Why Tesla Stock Is a Cash Cow
There is no shortage of opinions on Tesla Motors Inc (NASDAQ:TSLA), but that doesn’t mean all of those opinions are worth listening to. When it comes to Tesla stock (TSLA), there’s only one endgame which makes sense…
TSLA stock is likely to keep growing because CEO Elon Musk is a perennial winner. He has proved it over two decades of stellar innovation and management, yet TSLA stock bears continue to doubt him.
I read articles by these folks every day. Their analysis of what he’s doing is less factual than it is an endless parade of nonsense. If you want the truth, look at history. Look at what Musk has been able to achieve, what he’s been able to overcome. Then try forecasting Tesla stock.
I’ll admit the company isn’t the best at meeting deadlines. For instance, Tesla failed to meet delivery estimates in the first half of 2016. That cost the company some goodwill. I understand that, but I don’t get why TSLA stock bears think these missed targets will spell long-term doom for the company. It’s that part of the argument I don’t comprehend.
Sure, Tesla didn’t scale its production as quickly as expected. But demand was still strong. Customers don’t care that Tesla missed a few abstract targets. Remember that 400,000 people pre-ordered the Tesla “Model 3” within a week of its unveiling. It was the largest product opening of all time.
So here’s my point: does it matter if Tesla misses a deadline?
Not really. It matters why the carmaker misses its target. If it’s because not enough people wanted to buy their cars, then yes, it is a problem for Tesla stock. But if the company was just trouble-shooting a minor problem, then it is nothing to worry about. Whether in three quarters or four, TSLA stock is going to deliver.
That’s the point.
What This Means for TSLA Stock
If you look back at Elon Musk’s 2006 “Master Plan” for Tesla, you can see what I’m talking about. In that blog post, he set out a bunch of ambitious goals for Tesla. Years later, no one remembers whether those projects were delayed by a few months.
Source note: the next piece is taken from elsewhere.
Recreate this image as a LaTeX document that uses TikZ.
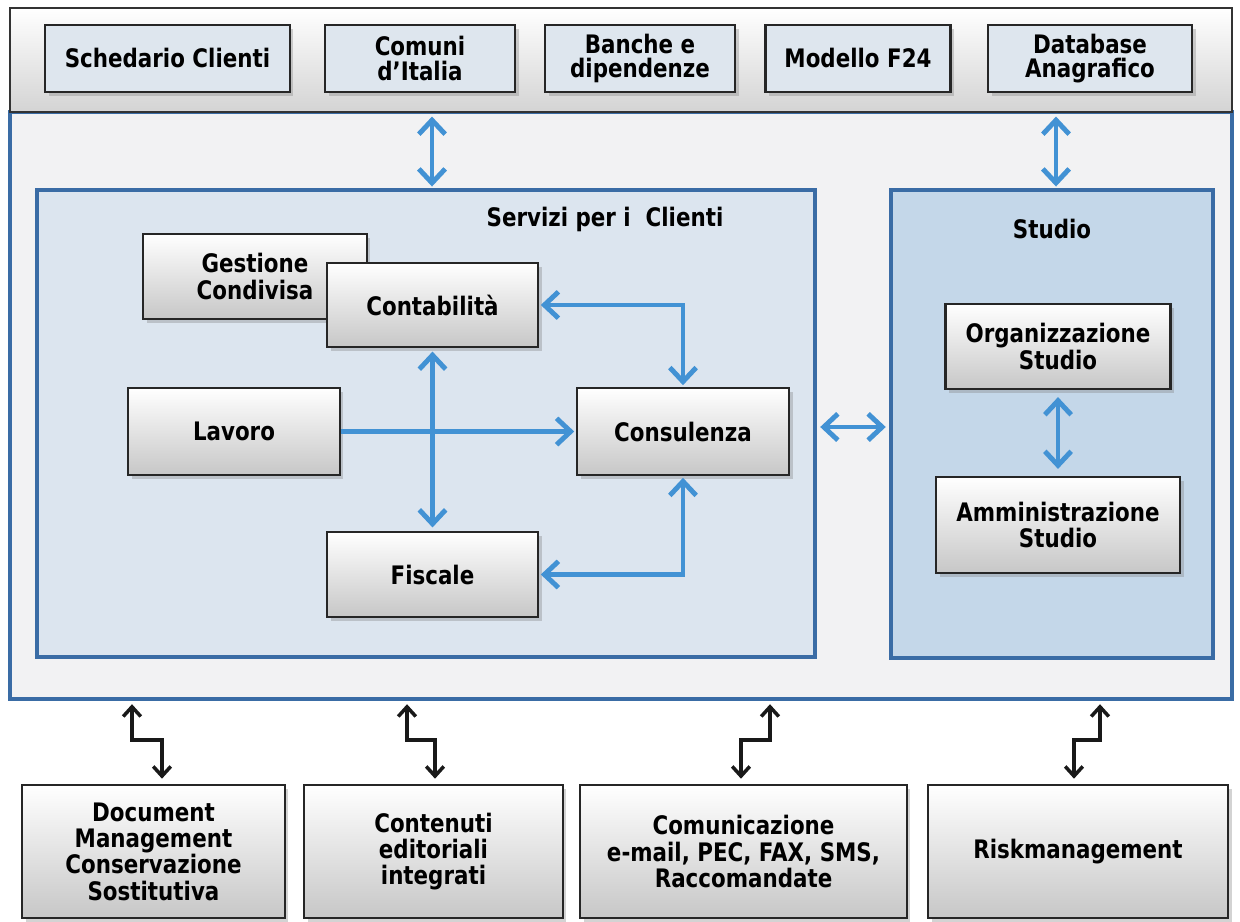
\documentclass[tikz,border=0pt]{standalone}
\usepackage{fontspec}
\setmainfont{DejaVu Sans}[FakeStretch=0.84]
\usetikzlibrary{arrows.meta,shadows}
\definecolor{arrowblue}{RGB}{66,146,212}
\definecolor{frameblue}{RGB}{58,108,165}
\definecolor{framebg}{RGB}{242,242,243}
\definecolor{servbg}{RGB}{220,229,239}
\definecolor{studbg}{RGB}{196,215,233}
\definecolor{topbox}{RGB}{222,230,238}
\tikzset{
  myb/.tip={Straight Barb[length=8pt,width=15pt]},
  kb/.tip={Straight Barb[length=5.5pt,width=10pt]},
  txt/.style={font=\bfseries\fontsize{14.5}{15}\selectfont, align=center},
  boxbase/.style={txt, draw=black!85, line width=1.2pt, inner sep=2pt,
    drop shadow={shadow xshift=2pt, shadow yshift=-2pt, opacity=0.35}},
  gbox/.style={boxbase, top color=white, bottom color=black!22},
  tbox/.style={boxbase, fill=topbox, font=\bfseries\fontsize{14.5}{14}\selectfont},
  barrow/.style={draw=arrowblue, line width=2.8pt},
  karrow/.style={draw=black!90, line width=2pt, kb-kb},
}
\begin{document}
\begin{tikzpicture}[x=0.02cm,y=-0.02cm]
\useasboundingbox (0,0) rectangle (1240,922);
% main frame and top bar
\node[draw=frameblue, line width=2pt, fill=framebg, minimum width=24.44cm, minimum height=11.74cm, inner sep=0pt] (mainf) at (621,405.5) {};
\node[draw=black!80, line width=1.2pt, top color=white, bottom color=black!17, minimum width=24.44cm, minimum height=2.08cm, inner sep=0pt] (topbar) at (621,60) {};
% top boxes
\node[tbox, minimum width=4.9cm, minimum height=1.34cm] (sched) at (167.5,58.5) {Schedario Clienti};
\node[tbox, minimum width=3.8cm, minimum height=1.34cm] (comuni) at (420,58.5) {Comuni\\d’Italia};
\node[tbox, minimum width=3.8cm, minimum height=1.34cm] (banche) at (640,58.5) {Banche e\\dipendenze};
\node[tbox, minimum width=3.7cm, minimum height=1.34cm] (f24) at (858,58.5) {Modello F24};
\node[tbox, minimum width=4.08cm, minimum height=1.34cm] (db) at (1090,58.5) {Database\\Anagrafico};
% containers
\node[draw=frameblue, line width=2pt, fill=servbg, minimum width=15.56cm, minimum height=9.34cm, inner sep=0pt] (servizi) at (426,423.5) {};
\node[draw=frameblue, line width=2pt, fill=studbg, minimum width=6.44cm, minimum height=9.36cm, inner sep=0pt] (studio) at (1052,424) {};
\node[txt] (servt) at (605,219) {Servizi per i\ \ Clienti};
\node[txt] (studt) at (1052,229) {Studio};
% inner boxes
\node[gbox, minimum width=4.48cm, minimum height=1.7cm] (gest) at (255,276.5) {Gestione\\Condivisa};
\node[gbox, minimum width=4.22cm, minimum height=1.68cm] (conta) at (432.5,305) {Contabilità};
\node[gbox, minimum width=4.24cm, minimum height=1.74cm] (lavoro) at (234,431.5) {Lavoro};
\node[gbox, minimum width=4.24cm, minimum height=1.74cm] (consul) at (683,431.5) {Consulenza};
\node[gbox, minimum width=4.22cm, minimum height=1.7cm] (fiscale) at (432.5,574.5) {Fiscale};
\node[gbox, minimum width=4.5cm, minimum height=1.7cm] (org) at (1058,346.5) {Organizzazione\\Studio};
\node[gbox, minimum width=4.88cm, minimum height=1.92cm] (amm) at (1058,525) {Amministrazione\\Studio};
% bottom boxes
\node[gbox, minimum width=5.26cm, minimum height=2.66cm] (doc) at (153.5,851.5) {Document\\Management\\Conservazione\\Sostitutiva};
\node[gbox, minimum width=5.18cm, minimum height=2.66cm] (cont) at (433.5,851.5) {Contenuti\\editoriali\\integrati};
\node[gbox, minimum width=6.54cm, minimum height=2.66cm] (comm) at (743.5,851.5) {Comunicazione\\e-mail, PEC, FAX, SMS,\\Raccomandate};
\node[gbox, minimum width=6.0cm, minimum height=2.66cm] (risk) at (1078,851.5) {Riskmanagement};
% blue connectors
\coordinate (a1) at (432,0);
\coordinate (a2) at (1056,0);
\coordinate (cx) at (683,0);
\draw[barrow, myb-myb, shorten <=2pt, shorten >=1pt] (topbar.south -| a1) -- (servizi.north -| a1);
\draw[barrow, myb-myb, shorten <=2pt, shorten >=1pt] (topbar.south -| a2) -- (studio.north -| a2);
\draw[barrow, myb-myb, shorten <=1pt, shorten >=1pt] (conta.east) -- (conta.east -| cx) -- (consul.north);
\draw[barrow, myb-myb, shorten <=1pt, shorten >=1pt] (fiscale.east) -- (fiscale.east -| cx) -- (consul.south);
\draw[barrow, myb-myb, shorten <=2pt, shorten >=2pt] (conta.south) -- (fiscale.north);
\draw[barrow, -myb, shorten >=1pt] (lavoro.east) -- (consul.west);
\draw[barrow, myb-myb, shorten <=2pt, shorten >=2pt] (servizi.east |- 0,427) -- (studio.west |- 0,427);
\draw[barrow, myb-myb, shorten <=4pt, shorten >=4pt] (org.south) -- (amm.north);
% black zigzag connectors
\coordinate (z1a) at (132,740); \coordinate (z1b) at (162,740);
\coordinate (z2a) at (407,740); \coordinate (z2b) at (435,740);
\coordinate (z3a) at (770,740); \coordinate (z3b) at (741,740);
\coordinate (z4a) at (1100,740); \coordinate (z4b) at (1074,740);
\draw[karrow, shorten <=2pt, shorten >=3pt] (mainf.south -| z1a) -- (z1a) -- (z1b) -- (doc.north -| z1b);
\draw[karrow, shorten <=2pt, shorten >=3pt] (mainf.south -| z2a) -- (z2a) -- (z2b) -- (cont.north -| z2b);
\draw[karrow, shorten <=2pt, shorten >=3pt] (mainf.south -| z3a) -- (z3a) -- (z3b) -- (comm.north -| z3b);
\draw[karrow, shorten <=2pt, shorten >=3pt] (mainf.south -| z4a) -- (z4a) -- (z4b) -- (risk.north -| z4b);
\end{tikzpicture}
\end{document}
We only remember that Elon Musk achieved every single one of those goals. Take a look at his to-do list from 2006.
(Source: “The Secret Tesla Motors Master Plan (just between you and me),” Tesla Motors Inc., August 2, 2006.)
Musk built the “Tesla Roadster,” so that takes care of number one on the list. We can check off number two as well, since he used those revenues to create the Tesla “Model S.” Now that the company has unveiled the Model 3, we know that number three is on its way.
And number four goes by a different name these days: it’s called SolarCity Corp (NASDAQ:SCTY). Musk allowed his solar project to mature on the side before bringing it under the Tesla banner.
Despite his goals sounding far-fetched, Musk still made them come true. Knowing this bit of history changes the complexion of Musk’s current promises. He knows what he’s doing. Moreover, Tesla stock shouldn’t be affected by a momentary delay. It should be weighed on the probability of his success.
Given Musk’s record, I would take those odds no matter how many cars Tesla delivers in the third quarter. But not everyone is able to take the long view of things, so let’s consider the numbers. If you really care about sales targets, know that Tesla has far exceeded expectations this quarter.
TSLA stock bears didn’t think the company could deliver even 20,000 cars. Moderate investors were hoping for roughly 21,000, and bullish investors prayed for something between 22,000 and 23,000.
Tesla delivered 24,500 cars. (Source: “Tesla Jumps as Third-Quarter Shipments Aid Musk Funding Plan,” Bloomberg, October 2, 2016.)
The long-awaited surge in production is starting to arrive, which is why you won’t hear much from Tesla stock bears in the coming weeks. These numbers are a bitter pill for them to swallow, because it confirms what I’ve been saying all along: sooner or later, Elon Musk will win. It’s what he does.